With the Arab Spring and the onset of the Syrian revolution, the Qubaysiyat were forced for the first time into the political limelight. Like many other religious movements in Syria, the group was divided between leaders who sought to accommodate the regime and rank-and-file members who often sympathized with the opposition. In December 2012, leaders from the group were forced to break their public silence on the uprising to attend a meeting with Assad, where, implicitly, they projected support for the regime by appearing with its leader. A few days later, a protest video by ostensible Qubaysiyat disciples was uploaded to YouTube titled, “Free Women of Damascus Defect from the Qubaysiyat” — a complaint against what many saw as collaboration with an increasingly murderous dictatorship.
Perhaps inevitably, the Qubaysiyat has become more entrenched with the regime in the years since that event.
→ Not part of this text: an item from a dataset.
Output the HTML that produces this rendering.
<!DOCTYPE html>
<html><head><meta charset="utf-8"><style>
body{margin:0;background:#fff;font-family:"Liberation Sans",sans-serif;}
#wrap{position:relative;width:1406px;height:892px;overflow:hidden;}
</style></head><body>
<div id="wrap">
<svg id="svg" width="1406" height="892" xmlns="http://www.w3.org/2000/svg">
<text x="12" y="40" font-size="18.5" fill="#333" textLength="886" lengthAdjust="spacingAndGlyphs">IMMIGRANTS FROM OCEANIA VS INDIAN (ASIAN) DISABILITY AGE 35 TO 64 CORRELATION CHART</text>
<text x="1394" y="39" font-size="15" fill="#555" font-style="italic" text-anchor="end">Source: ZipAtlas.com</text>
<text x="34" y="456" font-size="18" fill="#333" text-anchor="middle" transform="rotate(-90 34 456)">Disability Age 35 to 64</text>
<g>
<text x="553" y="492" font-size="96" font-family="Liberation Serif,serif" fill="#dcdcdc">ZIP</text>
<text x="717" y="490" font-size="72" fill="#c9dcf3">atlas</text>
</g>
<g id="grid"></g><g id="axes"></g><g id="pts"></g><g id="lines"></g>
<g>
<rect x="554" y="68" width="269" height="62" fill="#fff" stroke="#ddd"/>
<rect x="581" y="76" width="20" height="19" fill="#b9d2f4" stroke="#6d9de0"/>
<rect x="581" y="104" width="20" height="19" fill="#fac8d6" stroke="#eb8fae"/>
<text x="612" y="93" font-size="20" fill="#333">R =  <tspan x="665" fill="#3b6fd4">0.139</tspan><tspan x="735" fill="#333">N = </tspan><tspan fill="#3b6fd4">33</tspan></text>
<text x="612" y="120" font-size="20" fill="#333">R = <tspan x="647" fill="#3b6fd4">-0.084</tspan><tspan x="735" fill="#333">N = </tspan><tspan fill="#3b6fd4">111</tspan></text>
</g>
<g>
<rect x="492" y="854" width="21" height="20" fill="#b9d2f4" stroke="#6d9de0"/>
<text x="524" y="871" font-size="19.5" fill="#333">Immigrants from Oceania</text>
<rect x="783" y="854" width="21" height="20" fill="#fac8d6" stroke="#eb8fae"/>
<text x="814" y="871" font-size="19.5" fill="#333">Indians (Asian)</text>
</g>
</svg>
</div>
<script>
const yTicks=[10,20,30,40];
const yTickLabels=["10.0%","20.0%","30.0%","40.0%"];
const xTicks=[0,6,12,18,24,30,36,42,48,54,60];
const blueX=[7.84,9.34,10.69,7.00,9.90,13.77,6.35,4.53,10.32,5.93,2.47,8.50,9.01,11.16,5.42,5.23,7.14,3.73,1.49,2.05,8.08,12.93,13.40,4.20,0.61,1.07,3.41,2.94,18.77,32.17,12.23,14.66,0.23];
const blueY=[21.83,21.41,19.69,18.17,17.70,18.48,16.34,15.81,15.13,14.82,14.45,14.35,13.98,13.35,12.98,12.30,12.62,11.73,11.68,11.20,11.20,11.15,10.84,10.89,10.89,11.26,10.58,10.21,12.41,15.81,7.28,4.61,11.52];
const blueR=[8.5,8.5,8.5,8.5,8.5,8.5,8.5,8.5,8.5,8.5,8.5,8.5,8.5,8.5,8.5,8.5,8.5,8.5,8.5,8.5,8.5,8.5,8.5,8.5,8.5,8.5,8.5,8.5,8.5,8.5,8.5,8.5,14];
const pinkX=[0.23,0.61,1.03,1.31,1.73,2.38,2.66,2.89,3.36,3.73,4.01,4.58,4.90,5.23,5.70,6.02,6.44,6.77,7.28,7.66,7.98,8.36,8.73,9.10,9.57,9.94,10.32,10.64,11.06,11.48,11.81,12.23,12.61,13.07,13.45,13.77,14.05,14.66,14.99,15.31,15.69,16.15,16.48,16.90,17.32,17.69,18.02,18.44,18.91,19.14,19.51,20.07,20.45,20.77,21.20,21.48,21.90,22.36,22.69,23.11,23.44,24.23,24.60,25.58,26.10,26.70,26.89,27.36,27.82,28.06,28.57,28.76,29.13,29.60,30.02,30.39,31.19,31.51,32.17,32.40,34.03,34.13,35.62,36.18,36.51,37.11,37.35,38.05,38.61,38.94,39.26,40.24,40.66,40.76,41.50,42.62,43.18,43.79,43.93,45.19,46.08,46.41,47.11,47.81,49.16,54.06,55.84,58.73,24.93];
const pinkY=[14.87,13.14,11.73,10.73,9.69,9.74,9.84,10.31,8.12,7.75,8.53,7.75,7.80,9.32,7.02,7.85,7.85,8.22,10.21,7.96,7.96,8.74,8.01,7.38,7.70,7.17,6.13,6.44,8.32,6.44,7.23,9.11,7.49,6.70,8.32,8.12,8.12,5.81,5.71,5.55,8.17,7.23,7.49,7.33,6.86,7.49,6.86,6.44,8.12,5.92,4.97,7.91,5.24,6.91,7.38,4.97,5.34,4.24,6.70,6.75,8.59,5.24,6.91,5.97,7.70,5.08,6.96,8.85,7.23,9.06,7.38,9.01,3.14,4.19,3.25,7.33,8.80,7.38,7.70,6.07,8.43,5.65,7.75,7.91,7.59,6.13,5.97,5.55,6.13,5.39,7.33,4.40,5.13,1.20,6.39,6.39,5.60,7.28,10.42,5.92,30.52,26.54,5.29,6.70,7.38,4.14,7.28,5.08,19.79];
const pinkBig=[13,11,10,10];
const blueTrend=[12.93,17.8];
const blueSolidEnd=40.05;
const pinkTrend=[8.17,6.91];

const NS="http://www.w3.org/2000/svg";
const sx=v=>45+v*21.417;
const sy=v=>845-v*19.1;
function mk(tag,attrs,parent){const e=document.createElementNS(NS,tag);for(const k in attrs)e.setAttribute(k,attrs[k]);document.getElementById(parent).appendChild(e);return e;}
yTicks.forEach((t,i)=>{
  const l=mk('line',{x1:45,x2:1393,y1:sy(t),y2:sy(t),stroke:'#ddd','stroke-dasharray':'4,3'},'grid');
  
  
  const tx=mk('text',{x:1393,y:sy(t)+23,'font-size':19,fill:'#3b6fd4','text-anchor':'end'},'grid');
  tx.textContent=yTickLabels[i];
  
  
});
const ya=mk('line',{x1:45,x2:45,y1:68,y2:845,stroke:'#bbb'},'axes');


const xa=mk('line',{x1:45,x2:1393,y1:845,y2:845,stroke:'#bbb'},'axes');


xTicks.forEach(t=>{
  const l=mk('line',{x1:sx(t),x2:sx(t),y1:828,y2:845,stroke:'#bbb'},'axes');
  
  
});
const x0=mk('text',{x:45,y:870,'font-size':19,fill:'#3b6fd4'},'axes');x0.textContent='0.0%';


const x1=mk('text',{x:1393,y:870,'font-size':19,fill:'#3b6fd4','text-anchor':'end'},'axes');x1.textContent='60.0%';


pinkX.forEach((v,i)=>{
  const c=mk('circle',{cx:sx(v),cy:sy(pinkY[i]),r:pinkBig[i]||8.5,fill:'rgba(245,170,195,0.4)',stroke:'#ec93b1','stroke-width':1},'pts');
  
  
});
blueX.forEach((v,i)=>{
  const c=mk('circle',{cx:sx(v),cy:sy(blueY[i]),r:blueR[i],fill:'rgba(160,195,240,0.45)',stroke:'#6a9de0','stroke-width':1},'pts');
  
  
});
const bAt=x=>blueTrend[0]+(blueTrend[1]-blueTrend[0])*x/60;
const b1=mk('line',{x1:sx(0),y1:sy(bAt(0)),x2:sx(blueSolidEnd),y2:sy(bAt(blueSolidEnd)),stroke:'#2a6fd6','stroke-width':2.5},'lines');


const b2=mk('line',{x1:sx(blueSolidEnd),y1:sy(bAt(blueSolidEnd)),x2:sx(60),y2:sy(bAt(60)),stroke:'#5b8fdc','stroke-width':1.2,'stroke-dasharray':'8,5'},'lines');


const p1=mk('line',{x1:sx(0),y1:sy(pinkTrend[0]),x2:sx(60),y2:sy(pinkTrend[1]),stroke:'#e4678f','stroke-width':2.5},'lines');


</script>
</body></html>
In 2014, Salma Ayyash, a leader in the group, was appointed as assistant to Mohammed Abdul Sattar al-Sayed, the Syrian government’s minister of endowments. There was no public protest against this appointment from within the movement. More changes would soon follow. In 2018, the same ministry announced the nationalization of the Qubaysiyat and its activities, a development that signaled to many the end of the movement as an independent entity. Since then, the Qubaysiyat has come under the umbrella of a government that has, in the wake of the conflict, sought to extend its influence into every remaining corner of Syrian society.